::: Source data :::
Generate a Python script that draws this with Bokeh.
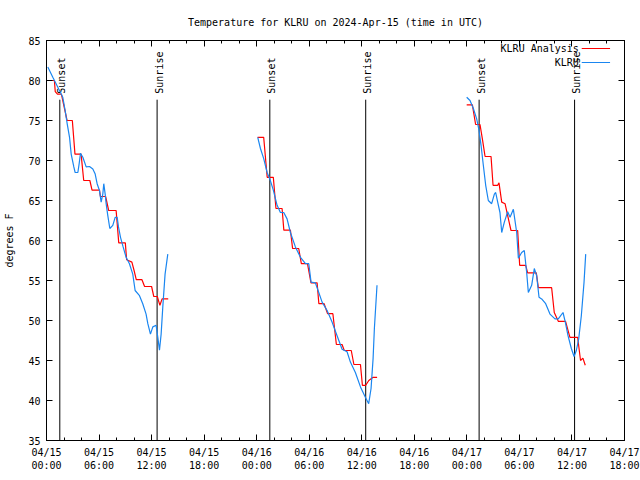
import math
from bokeh.plotting import figure
from bokeh.models import LinearAxis, FixedTicker, Range1d, Title
from bokeh.embed import file_html
from bokeh.resources import INLINE
from bokeh.core.properties import value

title_text = "Temperature for KLRU on 2024-Apr-15 (time in UTC)"
y_label = "degrees F"
series_names = ["KLRU Analysis", "KLRU"]

# x axis: hours since 2024-04-15 00:00 UTC
tick_hours = [0, 6, 12, 18, 24, 30, 36, 42, 48, 54, 60, 66]
tick_labels = ["04/15\n00:00", "04/15\n06:00", "04/15\n12:00", "04/15\n18:00",
               "04/16\n00:00", "04/16\n06:00", "04/16\n12:00", "04/16\n18:00",
               "04/17\n00:00", "04/17\n06:00", "04/17\n12:00", "04/17\n18:00"]
minor_hours = [2, 4, 8, 10, 14, 16, 20, 22, 26, 28, 32, 34, 38, 40, 44, 46,
               50, 52, 56, 58, 62, 64]
y_ticks = [35, 40, 45, 50, 55, 60, 65, 70, 75, 80, 85]

# KLRU Analysis (red)
analysis_hours_1 = [0.05, 0.9, 1.0, 1.25, 1.7, 2.35, 2.95, 3.25, 3.95, 4.25, 4.95, 5.2, 6.05,
                    6.15, 6.75, 7.1, 7.95, 8.25, 9.0, 9.15, 9.75, 10.0, 10.25, 10.9, 11.2,
                    12.0, 12.25, 12.65, 12.95, 13.2, 13.9]
analysis_temp_1 = [80.0, 80.0, 78.6, 78.3, 78.3, 75.0, 75.0, 70.8, 70.8, 67.5, 67.5, 66.3, 66.3,
                   65.5, 65.5, 63.75, 63.75, 59.7, 59.7, 57.6, 57.3, 56.25, 55.1, 55.1, 54.25,
                   54.25, 53.0, 53.0, 51.9, 52.7, 52.7]
analysis_hours_2 = [24.1, 24.8, 25.0, 25.2, 25.9, 26.2, 26.9, 27.1, 27.85, 28.1, 28.8, 29.1,
                    29.8, 30.2, 30.9, 31.1, 31.7, 32.1, 32.7, 33.1, 33.75, 34.0, 34.8, 35.1,
                    35.85, 36.07, 36.45, 36.8, 37.3, 37.75]
analysis_temp_2 = [72.9, 72.9, 70.4, 67.9, 67.9, 64.0, 64.0, 61.3, 61.3, 59.0, 59.0, 57.1,
                   57.1, 54.7, 54.7, 52.1, 52.1, 50.85, 50.85, 47.0, 47.0, 46.25, 46.25, 44.5,
                   44.5, 41.9, 41.9, 42.5, 42.9, 42.9]
analysis_hours_3 = [47.98, 48.63, 49.0, 49.5, 49.77, 50.08, 50.76, 50.99, 51.52, 51.67, 51.98,
                    52.36, 52.66, 53.04, 53.8, 54.03, 54.72, 54.94, 55.93, 56.16, 57.68, 57.98,
                    58.44, 59.27, 59.77, 60.65, 60.98, 61.25, 61.52]
analysis_temp_3 = [76.96, 76.96, 74.5, 74.5, 72.7, 70.5, 70.5, 66.9, 66.9, 67.2, 64.8,
                   64.6, 63.1, 61.25, 61.25, 56.9, 56.9, 55.96, 55.96, 54.1, 54.1, 51.0,
                   49.9, 49.9, 47.9, 47.9, 45.0, 45.3, 44.4]

# KLRU observations (blue)
obs_hours_1 = [0.15, 0.72, 1.48, 1.86, 2.13, 2.36, 2.63, 2.82, 3.12, 3.27, 3.58, 3.73, 3.88,
               4.15, 4.53, 4.91, 5.29, 5.56, 5.78, 6.05, 6.24, 6.43, 6.54, 6.7, 6.81, 7.0,
               7.23, 7.57, 7.84, 8.07, 8.22, 8.45, 8.75, 9.09, 9.47, 9.85, 10.12, 10.62,
               10.99, 11.37, 11.57, 11.87, 12.14, 12.52, 12.71, 12.9, 13.09, 13.28, 13.54,
               13.85]
obs_temp_1 = [81.7, 80.4, 78.75, 77.9, 76.25, 74.6, 72.9, 70.8, 69.2, 68.5, 68.5, 69.6, 70.9,
              70.4, 69.2, 69.25, 68.95, 68.3, 67.1, 66.25, 64.8, 65.8, 67.1, 65.8, 64.6, 63.1,
              61.5, 61.9, 62.9, 62.9, 61.7, 60.4, 59.2, 57.9, 57.1, 55.8, 53.75, 53.1,
              52.1, 50.8, 49.6, 48.3, 49.2, 49.4, 47.9, 46.3, 48.3, 51.7, 55.8, 58.3]
obs_hours_2 = [24.12, 24.43, 24.81, 25.19, 25.5, 25.9, 26.33, 26.71, 27.09, 27.47, 27.85,
               28.42, 29.0, 29.57, 29.95, 30.21, 30.7, 31.09, 31.47, 32.04, 32.61, 33.18,
               33.75, 34.32, 34.7, 35.27, 35.85, 36.41, 36.79, 37.06, 37.29, 37.44, 37.74]
obs_temp_2 = [72.9, 71.5, 70.2, 68.5, 67.7, 66.3, 64.4, 63.5, 63.5, 62.7, 61.0,
              59.2, 57.9, 57.1, 57.1, 54.8, 54.7, 53.5, 52.3, 51.25, 49.8, 48.1,
              46.4, 46.1, 44.8, 43.5, 41.7, 40.4, 39.6, 41.5, 45.2, 49.0, 54.4]
obs_hours_3 = [47.98, 48.36, 48.74, 49.12, 49.39, 49.62, 49.88, 50.15, 50.45, 50.83, 51.14,
               51.29, 51.52, 51.78, 51.98, 52.28, 52.66, 52.93, 53.31, 53.69, 53.88, 54.26,
               54.56, 54.83, 55.02, 55.4, 55.7, 55.97, 56.24, 56.54, 57.0, 57.49, 58.06,
               58.44, 58.98, 59.24, 59.55, 59.93, 60.24, 60.5, 60.77, 61.07, 61.38, 61.57]
obs_temp_3 = [77.9, 77.5, 76.5, 75.2, 73.75, 71.9, 69.4, 66.9, 65.0, 64.6, 65.8,
              66.0, 64.8, 63.5, 61.0, 62.3, 63.6, 62.9, 63.9, 61.0, 57.8, 58.5,
              58.75, 56.0, 53.5, 54.4, 56.5, 55.6, 52.9, 52.7, 52.1, 50.8, 50.2,
              50.2, 51.0, 49.8, 48.1, 46.5, 45.5, 46.25, 47.7, 50.6, 54.8, 58.3]

sunset_hours = [1.52, 25.5, 49.4]
sunrise_hours = [12.63, 36.45, 60.3]

FONT = "DejaVu Sans Mono"
RED = "#ff0000"
BLUE = "#1a86f0"
X0, X1 = 0, 66
Y0, Y1 = 35, 85

p = figure(width=640, height=480, x_range=Range1d(X0, X1), y_range=Range1d(Y0, Y1),
           output_backend="svg", toolbar_location=None,
           min_border_left=46, min_border_right=16, min_border_top=40, min_border_bottom=40)
p.background_fill_color = "white"
p.border_fill_color = "white"
p.outline_line_color = "black"
p.outline_line_width = 1
p.xgrid.visible = False
p.ygrid.visible = False

xt = FixedTicker(ticks=tick_hours, minor_ticks=minor_hours)
yt = FixedTicker(ticks=y_ticks, minor_ticks=[])

def style_axis(ax, show_labels):
    ax.axis_line_color = "black"
    ax.major_tick_in = 6
    ax.major_tick_out = 0
    ax.minor_tick_in = 3
    ax.minor_tick_out = 0
    ax.major_tick_line_color = "black"
    ax.minor_tick_line_color = "black"
    ax.major_label_text_font = FONT
    ax.major_label_text_font_size = "10px"
    ax.major_label_text_color = "black"
    if not show_labels:
        ax.major_label_text_font_size = "0px"
        ax.major_label_standoff = 0

xa = p.xaxis[0]
xa.ticker = xt
xa.major_label_overrides = {h: lab for h, lab in zip(tick_hours, tick_labels)}
style_axis(xa, True)
xa.major_label_standoff = 6

ya = p.yaxis[0]
ya.ticker = yt
style_axis(ya, True)
ya.major_label_standoff = 6
ya.axis_label = y_label
ya.axis_label_text_font = FONT
ya.axis_label_text_font_size = "10px"
ya.axis_label_text_font_style = "normal"
ya.axis_label_text_color = "black"
ya.axis_label_standoff = 10

top = LinearAxis(ticker=xt)
style_axis(top, False)
top.major_label_overrides = {h: "" for h in tick_hours}

right = LinearAxis(ticker=yt)
style_axis(right, False)
right.major_label_overrides = {v: "" for v in y_ticks}
p.add_layout(right, "right")

t = Title(text=title_text, align="center", text_font=FONT, text_font_size="10px",
          text_font_style="normal", text_color="black", standoff=25)
# top axis sits on the frame, then the title above it
p.above = [top, t]

# sunset / sunrise markers
line_top = Y0 + 0.852 * (Y1 - Y0)
label_y = Y0 + 0.867 * (Y1 - Y0)
for hours, name in ((sunset_hours, "Sunset"), (sunrise_hours, "Sunrise")):
    p.segment(x0=hours, y0=[Y0] * len(hours), x1=hours, y1=[line_top] * len(hours),
              line_color="black", line_width=1)
    p.text(x=hours, y=[label_y] * len(hours), text=[name] * len(hours), angle=math.pi / 2,
           text_align="left", text_baseline="middle", x_offset=2,
           text_font=value(FONT), text_font_size=value("10px"), text_color="black")

# data
for hx, tv in ((analysis_hours_1, analysis_temp_1), (analysis_hours_2, analysis_temp_2),
               (analysis_hours_3, analysis_temp_3)):
    p.line(hx, tv, line_color=RED, line_width=1.2)
for hx, tv in ((obs_hours_1, obs_temp_1), (obs_hours_2, obs_temp_2),
               (obs_hours_3, obs_temp_3)):
    p.line(hx, tv, line_color=BLUE, line_width=1.2)

# gnuplot-style key (label then sample), top right inside the frame
key_text_x = X0 + 0.921 * (X1 - X0)
key_line_x0 = X0 + 0.926 * (X1 - X0)
key_line_x1 = X0 + 0.975 * (X1 - X0)
key_ys = [Y0 + 0.98 * (Y1 - Y0), Y0 + 0.945 * (Y1 - Y0)]
p.text(x=[key_text_x] * 2, y=key_ys, text=series_names, text_align="right",
       text_baseline="middle", text_font=value(FONT), text_font_size=value("10px"),
       text_color="black")
p.segment(x0=[key_line_x0] * 2, y0=key_ys, x1=[key_line_x1] * 2, y1=key_ys,
          line_color=[RED, BLUE], line_width=1.2)

open("out.html", "w").write(file_html(p, INLINE))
:::
### Exercise objective
Your task is to return the lines above, from the first one up to and including the line containing "75, 80, 85]", minus any pictures.

### Full response
Generate a Python script that draws this with Bokeh.
import math
from bokeh.plotting import figure
from bokeh.models import LinearAxis, FixedTicker, Range1d, Title
from bokeh.embed import file_html
from bokeh.resources import INLINE
from bokeh.core.properties import value

title_text = "Temperature for KLRU on 2024-Apr-15 (time in UTC)"
y_label = "degrees F"
series_names = ["KLRU Analysis", "KLRU"]

# x axis: hours since 2024-04-15 00:00 UTC
tick_hours = [0, 6, 12, 18, 24, 30, 36, 42, 48, 54, 60, 66]
tick_labels = ["04/15\n00:00", "04/15\n06:00", "04/15\n12:00", "04/15\n18:00",
               "04/16\n00:00", "04/16\n06:00", "04/16\n12:00", "04/16\n18:00",
               "04/17\n00:00", "04/17\n06:00", "04/17\n12:00", "04/17\n18:00"]
minor_hours = [2, 4, 8, 10, 14, 16, 20, 22, 26, 28, 32, 34, 38, 40, 44, 46,
               50, 52, 56, 58, 62, 64]
y_ticks = [35, 40, 45, 50, 55, 60, 65, 70, 75, 80, 85]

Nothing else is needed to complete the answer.